As parents, it is our job to teach children how to behave in a way that can get their needs met with responsible behavior, how to behave so that they get their needs met while not encroaching on the needs of others.
In this lesson, we will examine needs more closely and look at how to go about teaching children how to best meet those needs. We will look at how needs determine both responsible and irresponsible behavior. Finally, we will explore the role that choices play in teaching children about responsibility.
The first thing to realize is that there is no such thing as a good child, nor is there such a thing as a bad child. Children are children. Period. However, some children have learned how to lead need-fulfilling lives without hurting others. As Dorothy Nolte might say, “If they have lives with responsibility, they learn to behave responsibly.”
That sounds like an oversimplification, and it is. It is one thing to say that we need to teach children to be responsible. It is quite another thing to know exactly what to do.
I want to digress for a moment and talk about irresponsible parents. Unfortunately, some children are born into homes where irresponsible behavior is the norm. I am talking about an unloving environment in which children’s needs are either ignored or are met in a negative, destructive manner.
In these negative home environments, emotional or physical punishment controls children’s behavior. Adults in these homes suffer from alcohol or drug abuse and live their life in ways that are harmful both to themselves and others around them.
Does this mean that children of dysfunctional families are condemned to lead irresponsible lives?
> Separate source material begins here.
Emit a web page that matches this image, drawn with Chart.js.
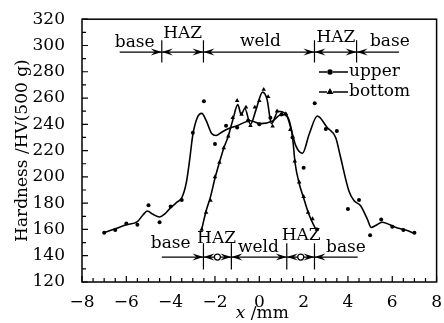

Happily, the answer is no. Children learn that if they cannot get their needs met at home, they will seek out other places and relationships in an effort to satisfy their basic needs.
Our job then is to provide a home for our children where their needs are met and they learn how to live responsibly. The question remains, how do we do this?
One way that we teach children is by modeling the type of behavior we want our children to learn. Children learn by watching what we do. We can teach them irresponsible behavior as well as responsible behavior.
First, let’s look at what we do not want to do, at ways we teach our children to behave in an irresponsible way. The following list of things you can do to build irresponsibility in your child was adapted from Dr. Jane Bluestein’s The Parent’s Little Book of Lists.
We teach our children to be irresponsible:
When we blame others for our own mistakes.
When we lie because telling the truth may be uncomfortable.
When we don’t return things that we borrow.
When we don’t keep promises or follow through on commitments we have made.
When we spend more money than we can afford to spend.
When we do not say we are sorry when we make a mistake.
When we lose our temper, and yell, and call people names.
When we make excuses for our inappropriate behavior.
When we litter or do not pick up after ourselves.
When we make decisions based on what others may think rather than on what is right or wrong.
When we do not live the values that we ask of our children.
As to what we can do to model appropriate, responsible behavior, I direct you back to the quotation that began this chapter. Read it again, slowly and carefully. I can think of no better way of describing what we as parents can do to help children learn and grow and be happy, caring, and responsible.